• [Do this]:
Without the pictures, repeat the listing character for character.

§

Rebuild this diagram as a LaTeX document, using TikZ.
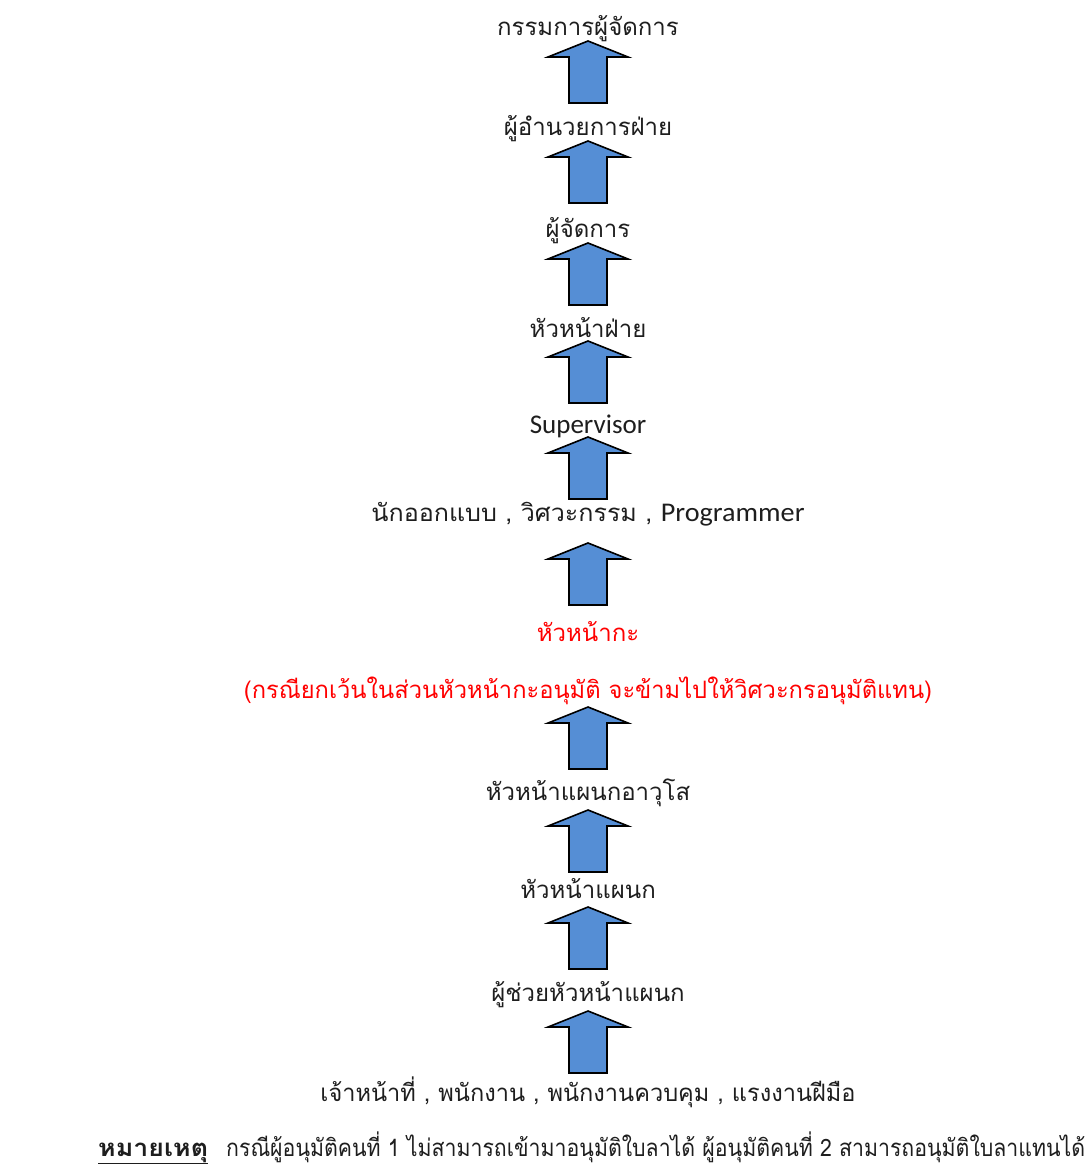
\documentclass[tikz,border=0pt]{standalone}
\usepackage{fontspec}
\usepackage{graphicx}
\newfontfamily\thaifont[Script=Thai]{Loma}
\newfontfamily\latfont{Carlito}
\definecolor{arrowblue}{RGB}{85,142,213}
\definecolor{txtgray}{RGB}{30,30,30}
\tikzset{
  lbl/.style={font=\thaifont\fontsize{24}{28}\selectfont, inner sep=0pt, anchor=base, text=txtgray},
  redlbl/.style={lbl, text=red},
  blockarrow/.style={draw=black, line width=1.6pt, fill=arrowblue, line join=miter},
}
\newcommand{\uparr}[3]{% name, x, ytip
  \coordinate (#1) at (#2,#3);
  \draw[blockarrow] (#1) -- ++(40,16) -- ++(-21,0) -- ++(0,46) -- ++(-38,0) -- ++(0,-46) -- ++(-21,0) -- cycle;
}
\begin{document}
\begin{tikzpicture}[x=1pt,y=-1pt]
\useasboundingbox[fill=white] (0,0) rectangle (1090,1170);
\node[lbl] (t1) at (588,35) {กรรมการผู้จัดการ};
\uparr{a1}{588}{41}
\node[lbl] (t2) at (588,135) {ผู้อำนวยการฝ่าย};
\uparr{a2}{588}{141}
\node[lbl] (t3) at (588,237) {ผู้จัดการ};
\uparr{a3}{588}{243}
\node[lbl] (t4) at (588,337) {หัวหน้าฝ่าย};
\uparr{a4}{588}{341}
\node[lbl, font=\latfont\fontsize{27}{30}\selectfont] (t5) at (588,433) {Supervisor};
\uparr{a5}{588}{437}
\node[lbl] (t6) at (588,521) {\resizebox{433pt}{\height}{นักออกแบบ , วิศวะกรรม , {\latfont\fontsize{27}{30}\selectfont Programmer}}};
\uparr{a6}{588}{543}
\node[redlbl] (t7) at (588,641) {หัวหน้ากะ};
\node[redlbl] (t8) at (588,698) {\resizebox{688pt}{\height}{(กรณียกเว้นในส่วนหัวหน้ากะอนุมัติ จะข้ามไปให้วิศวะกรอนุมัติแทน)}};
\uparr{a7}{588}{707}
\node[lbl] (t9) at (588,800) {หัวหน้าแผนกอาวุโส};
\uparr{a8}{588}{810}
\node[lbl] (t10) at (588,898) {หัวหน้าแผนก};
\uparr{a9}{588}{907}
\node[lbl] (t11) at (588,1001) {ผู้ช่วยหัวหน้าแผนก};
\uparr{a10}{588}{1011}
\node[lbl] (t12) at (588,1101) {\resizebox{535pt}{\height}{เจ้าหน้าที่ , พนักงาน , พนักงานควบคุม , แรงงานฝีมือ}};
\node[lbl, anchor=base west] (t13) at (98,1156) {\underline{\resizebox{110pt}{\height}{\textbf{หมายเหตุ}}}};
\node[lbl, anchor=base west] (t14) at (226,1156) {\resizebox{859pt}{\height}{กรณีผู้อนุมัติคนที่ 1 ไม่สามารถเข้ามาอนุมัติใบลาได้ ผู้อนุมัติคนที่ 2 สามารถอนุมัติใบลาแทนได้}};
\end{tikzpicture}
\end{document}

§

• [Expected output]:
Rebuild this diagram as a LaTeX document, using TikZ.
\documentclass[tikz,border=0pt]{standalone}
\usepackage{fontspec}
\usepackage{graphicx}
\newfontfamily\thaifont[Script=Thai]{Loma}
\newfontfamily\latfont{Carlito}
\definecolor{arrowblue}{RGB}{85,142,213}
\definecolor{txtgray}{RGB}{30,30,30}
\tikzset{
  lbl/.style={font=\thaifont\fontsize{24}{28}\selectfont, inner sep=0pt, anchor=base, text=txtgray},
  redlbl/.style={lbl, text=red},
  blockarrow/.style={draw=black, line width=1.6pt, fill=arrowblue, line join=miter},
}
\newcommand{\uparr}[3]{% name, x, ytip
  \coordinate (#1) at (#2,#3);
  \draw[blockarrow] (#1) -- ++(40,16) -- ++(-21,0) -- ++(0,46) -- ++(-38,0) -- ++(0,-46) -- ++(-21,0) -- cycle;
}
\begin{document}
\begin{tikzpicture}[x=1pt,y=-1pt]
\useasboundingbox[fill=white] (0,0) rectangle (1090,1170);
\node[lbl] (t1) at (588,35) {กรรมการผู้จัดการ};
\uparr{a1}{588}{41}
\node[lbl] (t2) at (588,135) {ผู้อำนวยการฝ่าย};
\uparr{a2}{588}{141}
\node[lbl] (t3) at (588,237) {ผู้จัดการ};
\uparr{a3}{588}{243}
\node[lbl] (t4) at (588,337) {หัวหน้าฝ่าย};
\uparr{a4}{588}{341}
\node[lbl, font=\latfont\fontsize{27}{30}\selectfont] (t5) at (588,433) {Supervisor};
\uparr{a5}{588}{437}
\node[lbl] (t6) at (588,521) {\resizebox{433pt}{\height}{นักออกแบบ , วิศวะกรรม , {\latfont\fontsize{27}{30}\selectfont Programmer}}};
\uparr{a6}{588}{543}
\node[redlbl] (t7) at (588,641) {หัวหน้ากะ};
\node[redlbl] (t8) at (588,698) {\resizebox{688pt}{\height}{(กรณียกเว้นในส่วนหัวหน้ากะอนุมัติ จะข้ามไปให้วิศวะกรอนุมัติแทน)}};
\uparr{a7}{588}{707}
\node[lbl] (t9) at (588,800) {หัวหน้าแผนกอาวุโส};
\uparr{a8}{588}{810}
\node[lbl] (t10) at (588,898) {หัวหน้าแผนก};
\uparr{a9}{588}{907}
\node[lbl] (t11) at (588,1001) {ผู้ช่วยหัวหน้าแผนก};
\uparr{a10}{588}{1011}
\node[lbl] (t12) at (588,1101) {\resizebox{535pt}{\height}{เจ้าหน้าที่ , พนักงาน , พนักงานควบคุม , แรงงานฝีมือ}};
\node[lbl, anchor=base west] (t13) at (98,1156) {\underline{\resizebox{110pt}{\height}{\textbf{หมายเหตุ}}}};
\node[lbl, anchor=base west] (t14) at (226,1156) {\resizebox{859pt}{\height}{กรณีผู้อนุมัติคนที่ 1 ไม่สามารถเข้ามาอนุมัติใบลาได้ ผู้อนุมัติคนที่ 2 สามารถอนุมัติใบลาแทนได้}};
\end{tikzpicture}
\end{document}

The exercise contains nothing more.